I’m a widow, and it was from a fellow widow, who lost her husband two years before I lost mine.
We were having a conversation during the early stages of my grief. I was telling her how I was pretty lost as an immigrant living in this country, having been married to an American for pretty much all of my time in this country, a white American from a very white American family. I said, I don’t really know who I am anymore.
And she said, of course you know who you are. Don’t think about what other people expect of you or what they want you to say or look like. Just be you. I embraced that. And I wish I heard that— obviously under very different circumstances—but I really do wish I had heard that when I was in my late teens. Because I think it would have done a lot of good to me as a teenager going into adulthood. So I talk to my daughter a lot about how you really just have to be confident in who you are, and happy about who you are, and I hope that it will make an impact on her, so that when she’s older, she won’t suffer from some of the same insecurities that I did.
What was the last thing that inspired you?
It was yesterday. I spent some time talking to a young undocumented immigrant. I’m actually writing a piece about him.
Here’s someone who’s 18 years old, and has gone through so much uncertainty, still goes through daily uncertainty, and has gone through so many struggles with his family because of their immigration status. And he is graduating from high school, the first of his family. He’s going to college on a full-ride scholarship that he had to work very hard to get because undocumented people don’t qualify for federal money, so they have to secure private scholarships. He just gave me a list, without even knowing it, on how to handle challenges and adversity of life.

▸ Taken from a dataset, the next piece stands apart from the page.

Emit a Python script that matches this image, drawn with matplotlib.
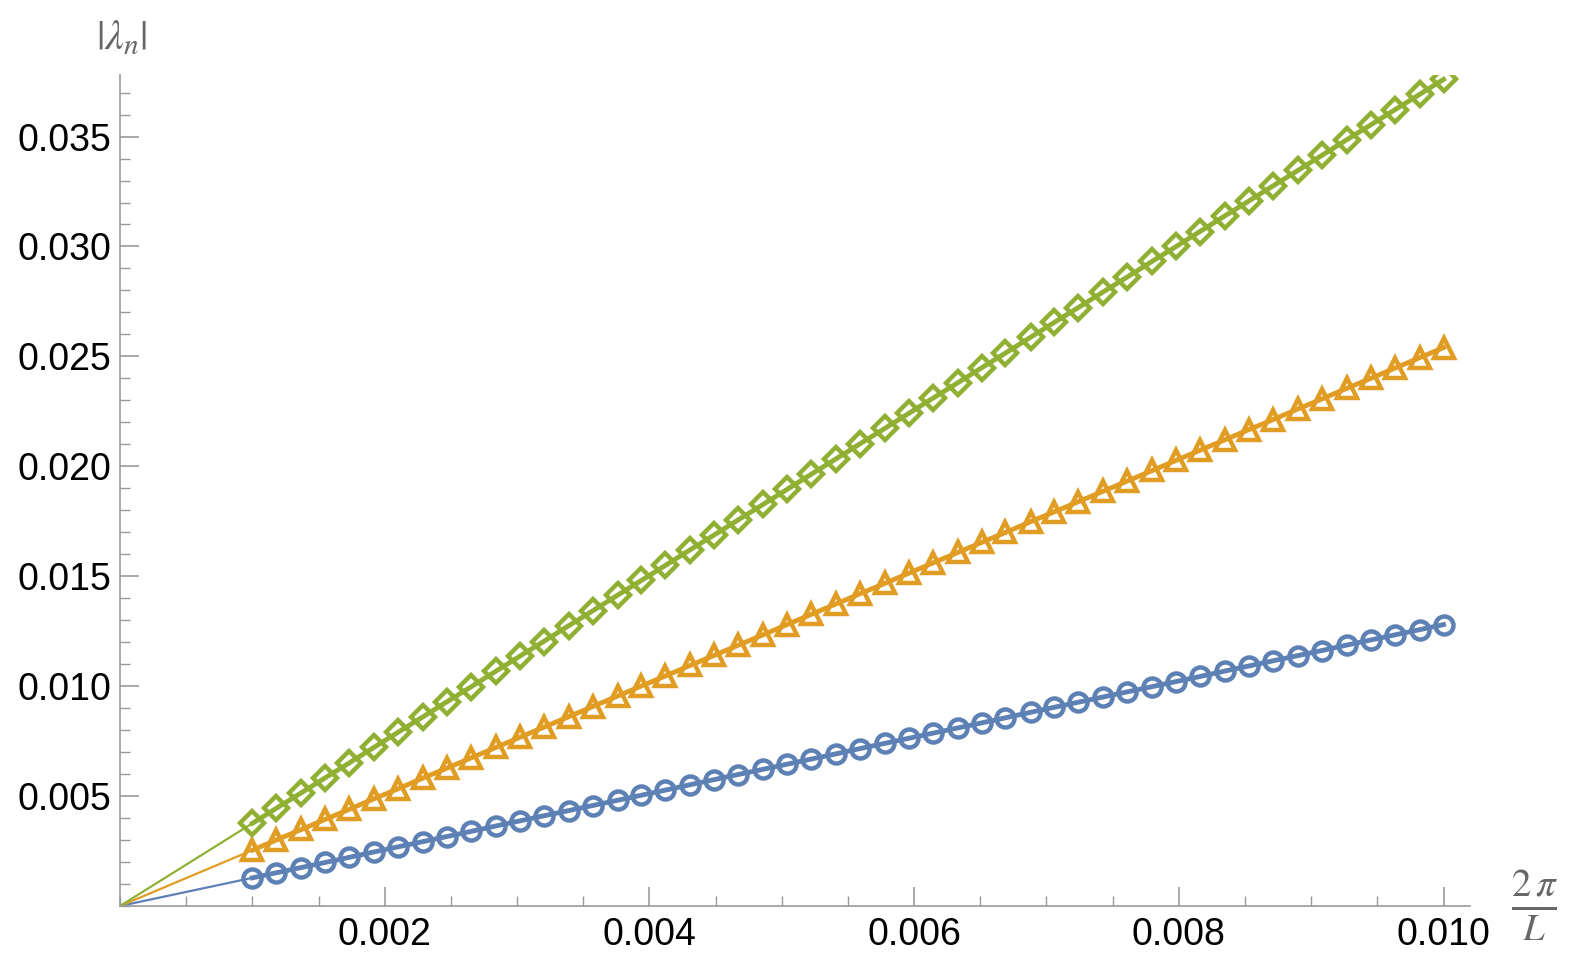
import matplotlib.pyplot as plt
from matplotlib.ticker import MultipleLocator

plt.rcParams['font.family'] = ['Liberation Sans', 'DejaVu Sans']
plt.rcParams['mathtext.fontset'] = 'stix'

x = [0.00100,0.00118,0.00137,0.00155,0.00173,0.00192,0.00210,0.00229,0.00247,0.00265,0.00284,0.00302,0.00320,0.00339,0.00357,0.00376,0.00394,0.00412,0.00431,0.00449,0.00467,0.00486,0.00504,0.00522,0.00541,0.00559,0.00578,0.00596,0.00614,0.00633,0.00651,0.00669,0.00688,0.00706,0.00724,0.00743,0.00761,0.00780,0.00798,0.00816,0.00835,0.00853,0.00871,0.00890,0.00908,0.00927,0.00945,0.00963,0.00982,0.01000]
blue = [0.00128,0.00151,0.00175,0.00198,0.00221,0.00246,0.00269,0.00293,0.00316,0.00339,0.00364,0.00387,0.00410,0.00434,0.00457,0.00481,0.00504,0.00527,0.00552,0.00575,0.00598,0.00622,0.00645,0.00668,0.00692,0.00716,0.00740,0.00763,0.00786,0.00810,0.00833,0.00856,0.00881,0.00904,0.00927,0.00951,0.00974,0.00998,0.01021,0.01044,0.01069,0.01092,0.01115,0.01139,0.01162,0.01187,0.01210,0.01233,0.01257,0.01280]
orange = [0.00254,0.00300,0.00348,0.00394,0.00439,0.00488,0.00533,0.00582,0.00627,0.00673,0.00721,0.00767,0.00813,0.00861,0.00907,0.00955,0.01001,0.01046,0.01095,0.01140,0.01186,0.01234,0.01280,0.01326,0.01374,0.01420,0.01468,0.01514,0.01560,0.01608,0.01654,0.01699,0.01748,0.01793,0.01839,0.01887,0.01933,0.01981,0.02027,0.02073,0.02121,0.02167,0.02212,0.02261,0.02306,0.02355,0.02400,0.02446,0.02494,0.02540]
green = [0.00376,0.00444,0.00515,0.00583,0.00650,0.00722,0.00790,0.00861,0.00929,0.00996,0.01068,0.01136,0.01203,0.01275,0.01342,0.01414,0.01481,0.01549,0.01621,0.01688,0.01756,0.01827,0.01895,0.01963,0.02034,0.02102,0.02173,0.02241,0.02309,0.02380,0.02448,0.02515,0.02587,0.02655,0.02722,0.02794,0.02861,0.02933,0.03000,0.03068,0.03140,0.03207,0.03275,0.03346,0.03414,0.03486,0.03553,0.03621,0.03692,0.03760]

series = [(blue, '#5E81B5', 'o', 13), (orange, '#E19C24', '^', 15), (green, '#8FB032', 'D', 12)]

fig = plt.figure(figsize=(15.78, 9.77), dpi=100)
ax = fig.add_axes([120/1578, 71/977, 1350/1578, 831/977])
for ys, c, m, ms in series:
    ax.plot([0, x[0]], [0, ys[0]], color=c, lw=1.6)
    ax.plot(x, ys, color=c, lw=3.5, marker=m, ms=ms, mfc='none', mec=c, mew=3.2)

ax.set_xlim(0, 0.0102)
ax.set_ylim(0, 0.0378)
for s in ['top', 'right']:
    ax.spines[s].set_visible(False)
for s in ['left', 'bottom']:
    ax.spines[s].set_color('#999999')
    ax.spines[s].set_linewidth(1.2)
ax.xaxis.set_minor_locator(MultipleLocator(0.0005))
ax.yaxis.set_minor_locator(MultipleLocator(0.001))
ax.tick_params(which='both', direction='in', color='#999999', labelsize=27)
ax.tick_params(which='major', length=14, width=1.2)
ax.tick_params(which='minor', length=7, width=1)
ax.set_xticks([0.002, 0.004, 0.006, 0.008, 0.010])
ax.set_xticklabels(['0.002', '0.004', '0.006', '0.008', '0.010'])
ax.set_yticks([0.005, 0.010, 0.015, 0.020, 0.025, 0.030, 0.035])
ax.set_yticklabels(['0.005', '0.010', '0.015', '0.020', '0.025', '0.030', '0.035'])
ax.tick_params(axis='x', pad=8)
ax.tick_params(axis='y', pad=6)

fig.text(122/1578, 1 - 38/977, r'$|\lambda_n|$', fontsize=30, color='#666666', ha='center', va='center')
fig.text(1534/1578, 1 - 905/977, r'$\frac{2\,\pi}{L}$', fontsize=40, color='#666666', ha='center', va='center')

fig.savefig('out.png', dpi=100)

I left that conversation feeling like I had grown so much, and learned so much, from a kid. It’s pretty awesome when you open yourself up to learning from anyone who comes your way without thinking because I’m older I know more than you, or because I’m a professor I know more than you, or because I’m a writer I know more than you. I am always open to learning, and yesterday’s conversation was a beautiful learning experience.